Reportage

Passato, presente e futuro di un'istituzione cittadina.
Mercato vecchio
Mercato vecchio

C'era una volta il "Partenone"

Sulle fondamenta dell'ex convento di Sant'Agostino, nel settembre del 1882, dal progetto di Enrico Melis, iniziano i lavori di costruzione, conclusi nel 1886. Una descrizione articolata dei due edifici di cui si componeva sarebbe lunga e complessa.
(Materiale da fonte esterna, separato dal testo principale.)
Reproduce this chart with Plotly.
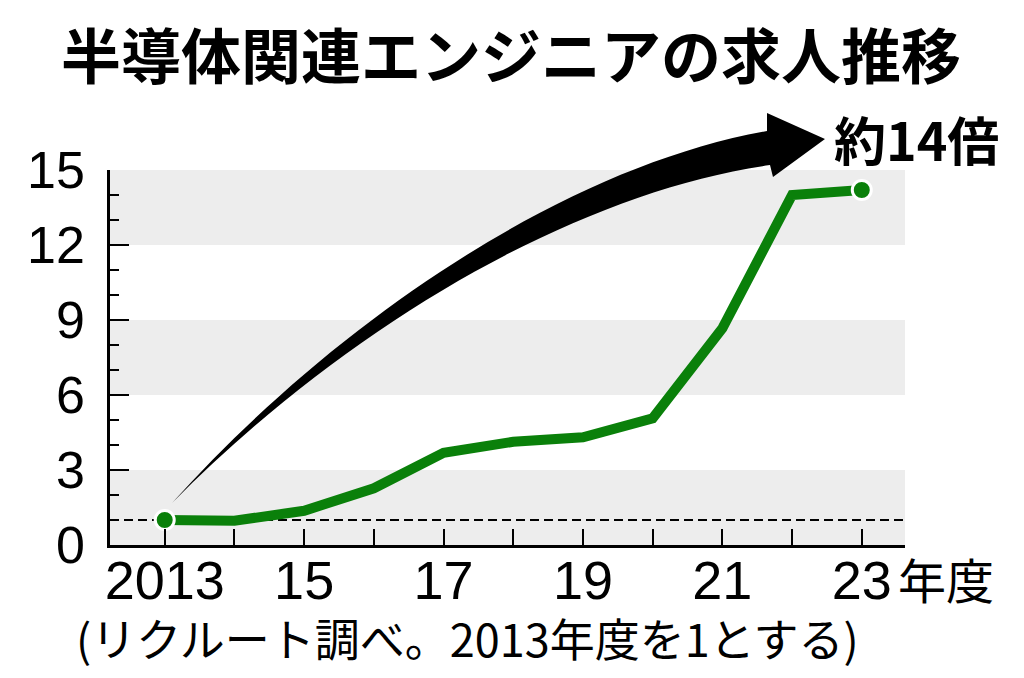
import plotly.graph_objects as go

# ---- data ----
years = [2013, 2014, 2015, 2016, 2017, 2018, 2019, 2020, 2021, 2022, 2023]
index_values = [1.0, 0.97, 1.37, 2.27, 3.69, 4.13, 4.31, 5.07, 8.67, 14.0, 14.2]
x_tick_labels = ["2013", "", "15", "", "17", "", "19", "", "21", "", "23"]
y_tick_vals = [0, 3, 6, 9, 12, 15]
band_ranges = [(0, 3), (6, 9), (12, 15)]
baseline = 1

title_text = "半導体関連エンジニアの求人推移"
ratio_text = "約14倍"
unit_text = "年度"
note_text = "(リクルート調べ。2013年度を1とする)"

# ---- layout geometry (pixels) ----
W, H = 1024, 678
L, R, T, B = 110, 905, 170, 545


def px(x, y):
    return (x - L) / (R - L), (B - y) / (B - T)


def pt(x, y):
    a, b = px(x, y)
    return f"{a:.5f},{b:.5f}"


GREEN = "#0a800a"
JP = "Noto Sans CJK JP"
NUM = "Liberation Sans"

fig = go.Figure()

fig.add_trace(go.Scatter(
    x=years, y=index_values, mode="lines",
    line=dict(color=GREEN, width=10),
    hoverinfo="skip", showlegend=False,
))
fig.add_trace(go.Scatter(
    x=[years[0], years[-1]], y=[index_values[0], index_values[-1]], mode="markers",
    marker=dict(color=GREEN, size=19, line=dict(color="white", width=3)),
    hoverinfo="skip", showlegend=False, cliponaxis=False,
))

shapes = []
for y0, y1 in band_ranges:
    shapes.append(dict(type="rect", xref="paper", yref="y", x0=0, x1=1, y0=y0, y1=y1,
                       fillcolor="#ededed", line=dict(width=0), layer="below"))
shapes.append(dict(type="line", xref="paper", yref="y", x0=0, x1=1, y0=baseline, y1=baseline,
                   line=dict(color="black", width=2, dash="9px,5px"), layer="below"))

# curved arrow (decoration)
path = ("M " + pt(172, 503) +
        " C " + pt(335, 322) + " " + pt(564, 167) + " " + pt(767, 131) +
        " L " + pt(767, 113) + " L " + pt(825, 139) + " L " + pt(773, 177) +
        " L " + pt(770, 165) +
        " C " + pt(573, 193) + " " + pt(345, 328) + " " + pt(172, 503) + " Z")
shapes.append(dict(type="path", xref="paper", yref="paper", path=path,
                   fillcolor="black", line=dict(width=0), layer="above"))

annotations = []
tx, ty = px(511, 52)
annotations.append(dict(text=f"<b>{title_text}</b>", x=tx, y=ty, xref="paper", yref="paper",
                        showarrow=False, xanchor="center", yanchor="middle",
                        font=dict(family=JP, size=60, color="black")))
rx, ry = px(916, 138)
annotations.append(dict(text=f"<b>{ratio_text}</b>", x=rx, y=ry, xref="paper", yref="paper",
                        showarrow=False, xanchor="center", yanchor="middle",
                        font=dict(family=JP, size=52, color="black")))
ux, uy = px(896, 578)
annotations.append(dict(text=unit_text, x=ux, y=uy, xref="paper", yref="paper",
                        showarrow=False, xanchor="left", yanchor="middle",
                        font=dict(family=JP, size=48, color="black")))
nx, ny = px(467, 637)
annotations.append(dict(text=note_text, x=nx, y=ny, xref="paper", yref="paper",
                        showarrow=False, xanchor="center", yanchor="middle",
                        font=dict(family=JP, size=45, color="black")))

fig.update_layout(
    width=W, height=H,
    margin=dict(l=L, r=W - R, t=T, b=H - B, pad=0),
    paper_bgcolor="white", plot_bgcolor="white",
    shapes=shapes, annotations=annotations,
    showlegend=False,
)
fig.update_xaxes(
    range=[2012.215, 2023.62], tickvals=years, ticktext=x_tick_labels,
    ticks="inside", ticklen=16, tickwidth=2, tickcolor="black",
    showline=True, linecolor="black", linewidth=2.5, showgrid=False, zeroline=False,
    tickfont=dict(family=NUM, size=54, color="black"), ticklabelstandoff=-14,
)
fig.update_yaxes(
    range=[0, 15], tickvals=y_tick_vals,
    ticks="inside", ticklen=19, tickwidth=2, tickcolor="black",
    minor=dict(dtick=1, ticks="inside", ticklen=9, tickwidth=2, tickcolor="black", showgrid=False),
    showline=True, linecolor="black", linewidth=2.5, showgrid=False, zeroline=False,
    tickfont=dict(family=NUM, size=52, color="black"), ticklabelstandoff=12,
)

fig.write_html("out.html")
Basti però pensare che, a testimonianza dell'impressione suscitata dal complesso mercantile, la pubblicazione “Le Cento città d'Italia” gli dedica tre delle quindici litografie illustrative di Cagliari.

Tutto ciò che ne rimane è inglobato nella facciata della Retoria di Sant'Agostino, facilmente distinguibile se si hanno foto alla mano, e negli edifici della zona retrostante, tra via Baylle e via del Mercato Vecchio, la quale fino al momento della demolizione separava le due strutture. Della seconda di queste rimane ben poco: ancora dopo tanti decenni dallo smantellamento non si è trovata una collocazione alle colonne cui si deve il familiare epiteto con cui i cagliaritani ribattezzarono il mercato inferiore: l'ingresso, così simile al pronao di un tempio greco, gli valsero il nomignolo di “Partenone”.

L'idillio tra Cagliari e il suo mercato ebbe vita breve: negli anni precedenti il boom economico la struttura fu considerata obsoleta e poco adeguata all'espansione della città, restando esclusi dal servizio i quartieri più lontani dal centro storico. Motivi sufficienti per i Cagliaritani che, pur volendo trasformare il Largo nel “salotto buono” della città, non erano però intenzionati ad abbattere gli storici edifici, quanto piuttosto a riqualificarli. Numerose petizioni giunsero alla redazione dell'Unione Sarda, che stimolò la fantasia dei lettori sulle potenziali destinazioni d'uso del vecchio mercato.

Sorda a queste richieste, l'Amministrazione comunale andò avanti per la sua strada, forte delle necessità logistiche ed igieniche, consapevole della variabile economica: le due strutture furono vendute e smantellate in un breve lasso di tempo, lasciando poche tracce, oltre a quelle nella memoria dei Cagliaritani.